Alongside developing strategies for encoding information within quantum computers, Nic Harrigan has also worked extensively in the foundations of quantum mechanics. His time grappling with the fundamental meaning of quantum physics has uniquely equipped him to convey (and sometimes judiciously avoid) it’s finer details. He also has 10+ years experience working in science communication, having developed numerous public lectures, workshops and educational resources aimed at conveying complex physics topics to a general audience. Along with work in other media (eg: television, radio), his public engagement work has won various awards (eg: NESTA UK Famelab winner) and been recognized by a visit to 10 downing street. He also has a lifelong passion for more conventional computing and machine learning.

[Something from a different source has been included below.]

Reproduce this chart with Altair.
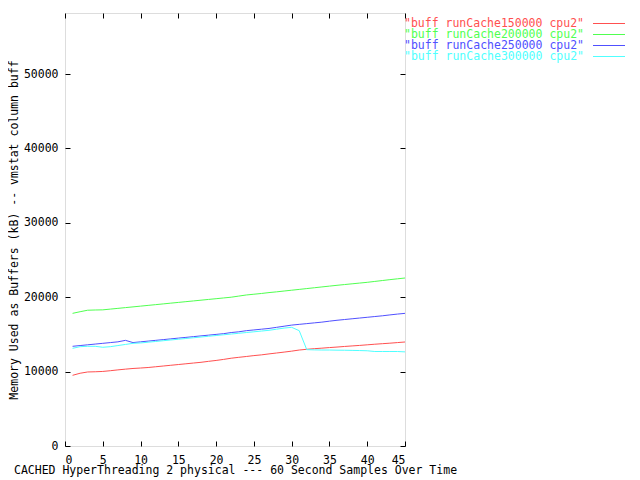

Eric R. Johnston (“EJ”) is a code optimization specialist with experience in real-time systems and experimental hardware. He has a B.S. in Electrical Engineering and Computer Science from U.C. Berkeley, which he paid for by writing computer games for Lucasfilm. In addition to 20 years at LucasArts and ILM, he has worked at NASA Ames Research Center, and performed code optimization for Autodesk, Dell and Google. He started writing his own quantum computation simulator in 1998, and in 2015 became a Postdoc Researcher in Quantum Engineering at University of Bristol Centre for Quantum Photonics, during which he also worked as a flying trapeze instructor."